A paper was published in a journal. After publication, an associate editor of the journal said that they and other colleagues should have been authors on the paper. They cited a patent they helped write that overlapped with the article as proof that they should be authors on the paper. The authors of the paper refuse to add the associate editor and colleagues as authors.
Unfortunately, the main institution where the research took place is a commercial laboratory, and the last author of the manuscript is the chief executive officer of this business. The last author has been clear that they do not agree to adding the complainants as authors. In fact, they have stated that they are going to sue the complainants for their allegations.
The journal has reached out to some of the other institutions listed on the manuscript to see if they would be willing to investigate, but there has been no reply after repeated attempts.

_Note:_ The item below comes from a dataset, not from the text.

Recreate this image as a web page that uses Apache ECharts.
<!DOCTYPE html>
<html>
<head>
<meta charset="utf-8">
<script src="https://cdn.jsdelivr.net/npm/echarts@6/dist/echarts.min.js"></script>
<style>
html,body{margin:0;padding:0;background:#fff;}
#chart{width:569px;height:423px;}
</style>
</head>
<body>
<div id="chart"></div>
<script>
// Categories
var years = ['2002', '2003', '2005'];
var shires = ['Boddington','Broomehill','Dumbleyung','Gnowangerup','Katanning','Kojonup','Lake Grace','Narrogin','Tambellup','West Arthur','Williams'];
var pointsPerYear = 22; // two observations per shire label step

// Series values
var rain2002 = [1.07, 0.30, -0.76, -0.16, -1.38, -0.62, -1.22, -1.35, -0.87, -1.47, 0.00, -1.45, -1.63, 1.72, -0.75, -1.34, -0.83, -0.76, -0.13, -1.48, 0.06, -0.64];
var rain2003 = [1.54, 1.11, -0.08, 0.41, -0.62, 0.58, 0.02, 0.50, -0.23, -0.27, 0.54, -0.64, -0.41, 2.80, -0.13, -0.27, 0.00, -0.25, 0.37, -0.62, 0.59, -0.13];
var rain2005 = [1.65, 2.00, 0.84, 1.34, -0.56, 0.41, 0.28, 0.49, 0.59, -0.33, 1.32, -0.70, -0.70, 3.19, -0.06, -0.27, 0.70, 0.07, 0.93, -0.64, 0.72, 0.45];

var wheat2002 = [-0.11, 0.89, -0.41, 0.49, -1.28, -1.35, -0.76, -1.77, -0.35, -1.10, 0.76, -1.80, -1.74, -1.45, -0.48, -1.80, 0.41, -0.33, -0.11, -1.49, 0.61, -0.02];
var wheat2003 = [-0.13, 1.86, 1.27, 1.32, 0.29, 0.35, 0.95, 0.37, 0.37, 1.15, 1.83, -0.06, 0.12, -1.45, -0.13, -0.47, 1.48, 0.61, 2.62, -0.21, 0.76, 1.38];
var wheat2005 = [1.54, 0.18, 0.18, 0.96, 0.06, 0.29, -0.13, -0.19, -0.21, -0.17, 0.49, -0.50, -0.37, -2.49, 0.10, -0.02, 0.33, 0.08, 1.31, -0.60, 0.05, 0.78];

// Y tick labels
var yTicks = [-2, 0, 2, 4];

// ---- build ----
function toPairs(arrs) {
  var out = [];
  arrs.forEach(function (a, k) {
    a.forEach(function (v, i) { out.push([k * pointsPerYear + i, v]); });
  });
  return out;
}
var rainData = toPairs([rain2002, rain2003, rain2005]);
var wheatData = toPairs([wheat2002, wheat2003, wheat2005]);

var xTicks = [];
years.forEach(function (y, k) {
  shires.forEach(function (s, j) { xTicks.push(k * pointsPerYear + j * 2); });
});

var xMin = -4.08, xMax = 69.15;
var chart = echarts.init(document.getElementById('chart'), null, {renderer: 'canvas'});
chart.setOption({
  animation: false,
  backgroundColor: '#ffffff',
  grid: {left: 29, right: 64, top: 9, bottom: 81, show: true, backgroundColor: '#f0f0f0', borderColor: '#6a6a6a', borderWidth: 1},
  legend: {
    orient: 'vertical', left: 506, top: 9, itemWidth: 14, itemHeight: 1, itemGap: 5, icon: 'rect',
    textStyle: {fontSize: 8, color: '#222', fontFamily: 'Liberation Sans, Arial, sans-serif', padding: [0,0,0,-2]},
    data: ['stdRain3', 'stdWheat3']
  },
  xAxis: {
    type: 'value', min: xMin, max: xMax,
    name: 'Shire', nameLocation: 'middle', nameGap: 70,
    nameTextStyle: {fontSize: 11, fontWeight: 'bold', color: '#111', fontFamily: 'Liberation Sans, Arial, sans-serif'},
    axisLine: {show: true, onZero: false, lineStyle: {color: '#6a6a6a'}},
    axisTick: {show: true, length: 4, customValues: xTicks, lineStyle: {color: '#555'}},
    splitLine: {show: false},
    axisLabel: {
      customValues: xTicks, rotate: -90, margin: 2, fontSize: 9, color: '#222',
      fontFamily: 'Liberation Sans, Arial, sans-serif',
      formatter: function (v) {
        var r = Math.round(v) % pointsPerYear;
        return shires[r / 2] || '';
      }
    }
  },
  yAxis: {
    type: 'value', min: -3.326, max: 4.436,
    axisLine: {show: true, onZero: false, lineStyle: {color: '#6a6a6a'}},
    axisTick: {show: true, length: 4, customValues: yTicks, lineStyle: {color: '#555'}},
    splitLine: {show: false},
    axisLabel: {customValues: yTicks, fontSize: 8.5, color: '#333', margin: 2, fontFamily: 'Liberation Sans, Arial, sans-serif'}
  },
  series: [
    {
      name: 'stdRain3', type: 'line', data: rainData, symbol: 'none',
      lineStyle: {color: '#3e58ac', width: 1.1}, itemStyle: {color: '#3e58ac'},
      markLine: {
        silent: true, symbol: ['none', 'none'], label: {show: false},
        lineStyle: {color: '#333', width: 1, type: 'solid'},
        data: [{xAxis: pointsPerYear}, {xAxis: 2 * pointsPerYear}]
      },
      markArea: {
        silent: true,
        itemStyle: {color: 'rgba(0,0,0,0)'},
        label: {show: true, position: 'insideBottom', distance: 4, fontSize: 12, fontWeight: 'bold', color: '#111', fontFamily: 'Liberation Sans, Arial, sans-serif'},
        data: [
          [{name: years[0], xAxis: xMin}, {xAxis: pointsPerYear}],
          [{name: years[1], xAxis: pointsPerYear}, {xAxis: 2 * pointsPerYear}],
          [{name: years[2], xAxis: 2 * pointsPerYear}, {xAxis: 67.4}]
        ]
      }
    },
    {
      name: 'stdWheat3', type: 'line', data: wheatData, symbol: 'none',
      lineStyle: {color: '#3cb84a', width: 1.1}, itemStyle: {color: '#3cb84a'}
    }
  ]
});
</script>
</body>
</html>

The journal does not have unequivocal evidence that the complainants should be coauthors. There is little direct overlap between the patent and the article in the text or figures. The authors of the article have denied that the patent co-inventors participated in the specific research presented in the article and stated that they were involved at a much earlier stage. Both sides are accusing the other side of providing false information, and the journal has no way of verifying this (eg, who conducted which experiments or provided blood samples).
The complainants continue to insist that the journal should handle this inhouse and that the patent they co-wrote and that overlaps with the article should be enough to determine authorship.

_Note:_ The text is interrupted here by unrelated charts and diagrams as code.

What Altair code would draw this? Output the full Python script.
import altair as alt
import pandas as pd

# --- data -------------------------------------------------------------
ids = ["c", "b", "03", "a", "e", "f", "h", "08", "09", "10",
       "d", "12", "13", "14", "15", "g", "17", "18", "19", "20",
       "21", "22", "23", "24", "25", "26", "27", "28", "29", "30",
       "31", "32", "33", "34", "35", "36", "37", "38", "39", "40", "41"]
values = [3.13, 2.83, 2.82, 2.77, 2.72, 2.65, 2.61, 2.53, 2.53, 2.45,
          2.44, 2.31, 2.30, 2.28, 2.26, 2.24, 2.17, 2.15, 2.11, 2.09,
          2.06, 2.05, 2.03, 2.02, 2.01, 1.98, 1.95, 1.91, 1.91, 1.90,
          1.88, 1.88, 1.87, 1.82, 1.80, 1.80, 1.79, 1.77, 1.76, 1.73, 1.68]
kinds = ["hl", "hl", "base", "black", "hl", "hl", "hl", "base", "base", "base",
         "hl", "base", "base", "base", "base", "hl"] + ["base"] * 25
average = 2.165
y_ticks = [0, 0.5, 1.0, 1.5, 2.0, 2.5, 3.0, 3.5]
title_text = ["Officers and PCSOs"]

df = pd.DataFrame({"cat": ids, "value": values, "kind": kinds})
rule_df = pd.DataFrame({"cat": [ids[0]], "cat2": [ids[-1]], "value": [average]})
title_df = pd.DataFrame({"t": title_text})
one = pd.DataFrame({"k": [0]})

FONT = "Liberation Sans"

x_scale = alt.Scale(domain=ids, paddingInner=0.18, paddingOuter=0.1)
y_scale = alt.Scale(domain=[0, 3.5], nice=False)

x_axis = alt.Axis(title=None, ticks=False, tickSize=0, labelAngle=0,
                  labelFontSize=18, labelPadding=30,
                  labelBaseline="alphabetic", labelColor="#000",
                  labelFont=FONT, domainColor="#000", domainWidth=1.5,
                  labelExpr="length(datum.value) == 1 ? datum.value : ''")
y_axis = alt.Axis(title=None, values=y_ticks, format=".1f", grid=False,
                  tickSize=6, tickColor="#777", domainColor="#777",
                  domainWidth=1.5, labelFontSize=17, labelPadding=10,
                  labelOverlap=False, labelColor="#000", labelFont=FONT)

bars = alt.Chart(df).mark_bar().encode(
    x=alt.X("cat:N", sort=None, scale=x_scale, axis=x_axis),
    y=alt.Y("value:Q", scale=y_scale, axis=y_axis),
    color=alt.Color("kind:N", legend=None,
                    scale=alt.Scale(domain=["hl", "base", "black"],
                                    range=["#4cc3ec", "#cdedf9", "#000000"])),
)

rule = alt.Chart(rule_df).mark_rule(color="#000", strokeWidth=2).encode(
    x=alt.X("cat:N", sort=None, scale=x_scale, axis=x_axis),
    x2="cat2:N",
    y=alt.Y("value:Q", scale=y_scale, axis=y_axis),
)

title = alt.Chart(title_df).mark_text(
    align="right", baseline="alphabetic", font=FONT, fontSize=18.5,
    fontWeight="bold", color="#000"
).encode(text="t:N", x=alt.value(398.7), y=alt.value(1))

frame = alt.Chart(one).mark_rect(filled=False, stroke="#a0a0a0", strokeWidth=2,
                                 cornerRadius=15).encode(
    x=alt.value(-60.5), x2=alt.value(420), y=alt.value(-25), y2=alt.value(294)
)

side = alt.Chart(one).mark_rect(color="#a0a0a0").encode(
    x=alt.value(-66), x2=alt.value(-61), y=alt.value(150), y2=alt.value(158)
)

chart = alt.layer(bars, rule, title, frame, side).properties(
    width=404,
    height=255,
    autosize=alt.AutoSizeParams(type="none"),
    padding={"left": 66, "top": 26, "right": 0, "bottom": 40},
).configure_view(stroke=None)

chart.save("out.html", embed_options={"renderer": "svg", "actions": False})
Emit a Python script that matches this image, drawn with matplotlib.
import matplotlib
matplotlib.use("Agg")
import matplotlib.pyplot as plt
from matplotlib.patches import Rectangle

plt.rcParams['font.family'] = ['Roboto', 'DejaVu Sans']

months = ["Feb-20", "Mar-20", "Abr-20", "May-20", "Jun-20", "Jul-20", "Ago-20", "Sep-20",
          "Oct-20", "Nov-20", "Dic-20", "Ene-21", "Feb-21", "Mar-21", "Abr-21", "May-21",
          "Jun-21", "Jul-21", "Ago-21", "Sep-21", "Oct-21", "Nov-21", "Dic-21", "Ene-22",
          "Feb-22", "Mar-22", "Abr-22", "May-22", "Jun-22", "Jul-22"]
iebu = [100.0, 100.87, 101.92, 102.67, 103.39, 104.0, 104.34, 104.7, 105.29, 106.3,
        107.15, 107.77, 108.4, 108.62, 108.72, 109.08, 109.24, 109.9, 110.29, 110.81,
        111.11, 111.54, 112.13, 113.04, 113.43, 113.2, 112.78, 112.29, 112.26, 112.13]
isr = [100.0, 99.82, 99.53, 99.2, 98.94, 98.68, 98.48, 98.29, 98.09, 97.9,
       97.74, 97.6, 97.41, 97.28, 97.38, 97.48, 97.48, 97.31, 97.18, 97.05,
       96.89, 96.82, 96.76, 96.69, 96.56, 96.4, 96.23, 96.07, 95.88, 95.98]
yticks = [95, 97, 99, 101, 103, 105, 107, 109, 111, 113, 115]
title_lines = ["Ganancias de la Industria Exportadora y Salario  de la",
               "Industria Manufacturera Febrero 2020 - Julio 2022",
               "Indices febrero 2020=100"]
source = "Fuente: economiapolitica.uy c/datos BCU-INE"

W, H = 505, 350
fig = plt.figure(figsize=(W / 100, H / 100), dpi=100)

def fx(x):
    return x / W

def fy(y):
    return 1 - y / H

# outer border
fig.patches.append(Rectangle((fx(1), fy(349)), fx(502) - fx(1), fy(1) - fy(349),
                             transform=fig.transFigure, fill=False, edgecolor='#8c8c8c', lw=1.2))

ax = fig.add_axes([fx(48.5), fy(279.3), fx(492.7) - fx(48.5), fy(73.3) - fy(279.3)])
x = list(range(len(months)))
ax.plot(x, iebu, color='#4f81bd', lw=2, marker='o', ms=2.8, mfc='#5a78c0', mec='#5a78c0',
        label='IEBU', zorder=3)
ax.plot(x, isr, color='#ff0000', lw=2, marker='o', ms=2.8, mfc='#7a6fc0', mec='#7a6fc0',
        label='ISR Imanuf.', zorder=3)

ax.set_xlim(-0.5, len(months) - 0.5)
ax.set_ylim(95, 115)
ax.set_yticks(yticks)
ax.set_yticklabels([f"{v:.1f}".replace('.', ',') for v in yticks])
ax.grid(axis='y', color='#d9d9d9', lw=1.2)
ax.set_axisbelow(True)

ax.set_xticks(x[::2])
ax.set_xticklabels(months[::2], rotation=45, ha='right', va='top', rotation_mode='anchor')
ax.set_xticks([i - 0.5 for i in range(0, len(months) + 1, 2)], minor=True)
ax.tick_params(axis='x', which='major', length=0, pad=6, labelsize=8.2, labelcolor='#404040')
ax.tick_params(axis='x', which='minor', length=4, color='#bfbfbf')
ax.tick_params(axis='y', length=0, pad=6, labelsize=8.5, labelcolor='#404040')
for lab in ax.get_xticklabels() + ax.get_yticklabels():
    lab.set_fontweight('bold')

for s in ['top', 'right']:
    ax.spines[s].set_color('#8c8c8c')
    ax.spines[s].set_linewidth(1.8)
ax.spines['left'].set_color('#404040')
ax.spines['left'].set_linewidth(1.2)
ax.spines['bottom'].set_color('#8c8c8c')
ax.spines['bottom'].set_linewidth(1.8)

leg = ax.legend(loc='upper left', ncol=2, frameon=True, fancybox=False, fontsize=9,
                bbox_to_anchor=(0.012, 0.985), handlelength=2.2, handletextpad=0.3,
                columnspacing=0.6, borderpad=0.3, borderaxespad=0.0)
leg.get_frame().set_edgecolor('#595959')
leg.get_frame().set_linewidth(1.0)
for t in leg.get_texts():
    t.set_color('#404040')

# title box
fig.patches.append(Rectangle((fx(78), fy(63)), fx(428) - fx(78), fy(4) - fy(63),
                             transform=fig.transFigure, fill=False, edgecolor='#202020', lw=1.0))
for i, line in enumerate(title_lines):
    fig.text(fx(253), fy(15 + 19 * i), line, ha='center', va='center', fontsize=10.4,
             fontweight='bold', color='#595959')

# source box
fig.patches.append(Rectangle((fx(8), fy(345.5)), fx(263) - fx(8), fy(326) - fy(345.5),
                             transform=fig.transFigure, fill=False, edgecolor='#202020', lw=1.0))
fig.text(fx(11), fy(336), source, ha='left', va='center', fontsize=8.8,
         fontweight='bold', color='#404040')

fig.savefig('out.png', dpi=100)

For the moment, no action has been taken. Given that the complainant is an associate editor, the journal would like to ensure that all actions have been considered.
Question for the Forum
- What further actions can the journal take to help resolve the situation?
The Forum asked if the patent holders were involved in the research. If the research involved the patented tool, and this was acknowledged in the paper, it seems unlikely that the patent holders should be listed as authors, unless they directly contributed to the paper.
It is up to the associate editor to demonstrate the overlap between the patent and the article, and therefore the journal should ask the associate editor for evidence of the overlap that would suggest contribution. The journal confirmed that they have contributorship and authorship policies and that authors write contributor statements. Solely being a patent holder would not usually meet the criteria for authorship of the journal. The Forum advised that the journal needs to adequately confirm the contributions of each author.
A suggestion was to allow the courts to decide on the issue of overlap and the patent—the editor is not in a position to make that judgement. Editors or editorial boards cannot adjudicate in these situations. COPE guidance would normally recommend contacting the institution and asking them to investigate, but as there is no institution involved here, the journal should escalate to a higher authority, such as the funding agency. Because the case involves an associate editor of the journal, asking a third party to investigate is important to avoid any perception of a conflict of interest within the journal.
The journal might consider publishing an expression of concern while a third party or outside body investigates the case. If the journal decides on this course of action, they should tell the authors that they plan to publish an expression of concern.